Given a set $X$ and a topology $\mathcal{T}$ over $X$, is there a general way to determine a (non-trivial) basis for the topology $\mathcal{T}$?
I understand that a family $\mathcal{B}$ of open subsets of $X$ is a basis for $\mathcal{T}$ if and only if for any point $x$ belonging to any open set $U$, there is a $B \in \mathcal{B}$ such that $x ∈ B ⊆ U$, but is there a general procedure (or algorithm) to go about to determine a basis than just test each $x$ for each open set $U$?
I may just be overcomplicating the above, but any help would be greatly appreciated.
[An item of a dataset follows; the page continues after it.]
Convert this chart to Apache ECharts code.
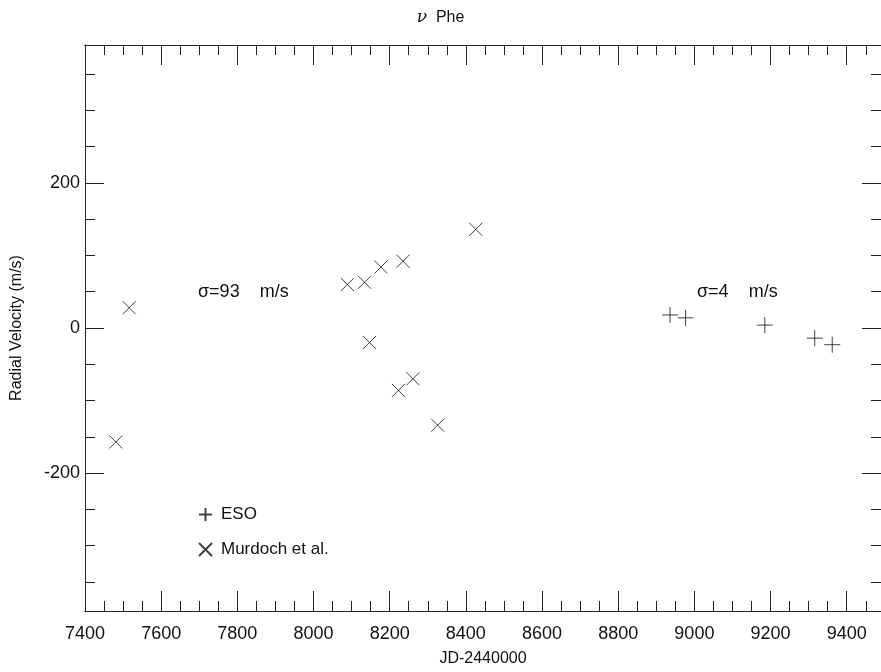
<!DOCTYPE html>
<html>
<head>
<meta charset="UTF-8">
<title>nu Phe</title>
<script src="https://cdn.jsdelivr.net/npm/echarts@6/dist/echarts.min.js"></script>
<style>
  html, body { margin: 0; padding: 0; background: #fff; }
  #main { width: 881px; height: 672px; }
</style>
</head>
<body>
<div id="main"></div>
<script>
// ESO points [JD-2440000, RV m/s]
const esoJD = [8936, 8977, 9185, 9316, 9362]
const esoRV = [18, 14, 4, -14, -23]
// Murdoch et al. points
const murJD = [7481, 7516, 8089, 8134, 8147, 8177, 8223, 8235, 8261, 8326, 8426]
const murRV = [-157, 28, 60, 63, -20, 84, -86, 92, -70, -134, 136]

const xMajor = [7400, 7600, 7800, 8000, 8200, 8400, 8600, 8800, 9000, 9200, 9400]
const yMajor = [-200, 0, 200]
const xMin = 7400, xMax = 9490
const yMin = -390, yMax = 390

let xMinor = []
for (let v = 7450; v < xMax; v += 50) if (v % 200 != 0) xMinor.push(v)
let yMinor = []
for (let v = -350; v < yMax; v += 50) if (v % 200 != 0) yMinor.push(v)

const txt = '#111'
const font = '"Liberation Sans", Arial, sans-serif'
const line = { show: true, onZero: false, lineStyle: { color: '#222', width: 1 } }

function pair(xs, ys) {
  return xs.map((x, i) => [x, ys[i]])
}

function xAx(pos, vals, len, labels) {
  return {
    type: 'value', position: pos, min: xMin, max: xMax,
    axisLine: line,
    splitLine: { show: false },
    axisTick: { show: true, inside: true, length: len, customValues: vals, lineStyle: { color: '#222' } },
    axisLabel: labels ? { show: true, customValues: vals, formatter: v => String(v), color: txt, fontSize: 18, fontFamily: font, margin: 14 } : { show: false },
    name: labels ? 'JD-2440000' : '',
    nameLocation: 'middle', nameGap: 40,
    nameTextStyle: { color: txt, fontSize: 16, fontFamily: font }
  }
}
function yAx(pos, vals, len, labels) {
  return {
    type: 'value', position: pos, min: yMin, max: yMax,
    axisLine: line,
    splitLine: { show: false },
    axisTick: { show: true, inside: true, length: len, customValues: vals, lineStyle: { color: '#222' } },
    axisLabel: labels ? { show: true, customValues: vals, formatter: v => String(v), color: txt, fontSize: 18, fontFamily: font, margin: 5 } : { show: false },
    name: labels ? 'Radial Velocity (m/s)' : '',
    nameLocation: 'middle', nameGap: 60,
    nameTextStyle: { color: txt, fontSize: 16, fontFamily: font }
  }
}

const crossX = 'path://M0,0L10,10M10,0L0,10'
const plus = 'path://M5,0L5,10M0,5L10,5'

let chart = echarts.init(document.getElementById('main'))
chart.setOption({
  animation: false,
  backgroundColor: '#fff',
  title: {
    text: '{g|ν}  Phe', left: 'center', top: 4,
    textStyle: {
      color: txt, fontSize: 16, fontWeight: 'normal', fontFamily: font,
      rich: { g: { fontStyle: 'italic', fontSize: 17, fontFamily: '"DejaVu Serif", serif', color: txt } }
    }
  },
  grid: { left: 85, top: 45, right: 0, bottom: 59 },
  xAxis: [
    xAx('bottom', xMajor, 20, true),
    xAx('bottom', xMinor, 10, false),
    xAx('top', xMajor, 20, false),
    xAx('top', xMinor, 10, false)
  ],
  yAxis: [
    yAx('left', yMajor, 19, true),
    yAx('left', yMinor, 10, false),
    yAx('right', yMajor, 19, false),
    yAx('right', yMinor, 10, false)
  ],
  legend: {
    orient: 'vertical', left: 193, top: 501, itemGap: 18,
    itemWidth: 13, itemHeight: 13,
    textStyle: { color: txt, fontSize: 17, fontFamily: font, padding: [0, 0, 0, 4] },
    data: ['ESO', 'Murdoch et al.']
  },
  series: [
    {
      name: 'ESO', type: 'scatter', symbol: plus, symbolSize: 16,
      itemStyle: { color: 'transparent', borderColor: '#111', borderWidth: 1 },
      data: pair(esoJD, esoRV)
    },
    {
      name: 'Murdoch et al.', type: 'scatter', symbol: crossX, symbolSize: 13,
      itemStyle: { color: 'transparent', borderColor: '#111', borderWidth: 1 },
      data: pair(murJD, murRV)
    }
  ],
  graphic: [
    { type: 'text', left: 198, top: 283, style: { text: 'σ=93    m/s', fill: txt, font: '18px ' + font } },
    { type: 'text', left: 697, top: 283, style: { text: 'σ=4    m/s', fill: txt, font: '18px ' + font } }
  ]
})
</script>
</body>
</html>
There is really only an algorithm in simple cases, like when $X$, or more generally $\mathcal{T}$, is finite: in that case, any base for $X$ must contain all $U_x := \bigcap \{O \in \mathcal{T}: x \in O\}$ (which is a finite intersection, so open) for all $x \in X$ and in fact $\{U_x: x \in X\}$ is a base for $(X,\mathcal{T})$.
For other spaces: most spaces in practice come with a given base from the definition of that space: metric spaces and ordered spaces and product spaces all come with a natural base (sometimes subbase) for their topology: open balls, open intervals and segments, or (sub)basic product sets etc. So the reverse problem, of finding a base from a topology is not at all common; most spaces come with "natural" bases.
Of course $\mathcal{T}$ or $\mathcal{T}\setminus \{\emptyset\}$ are both trivially bases for $\mathcal{T}$, as well.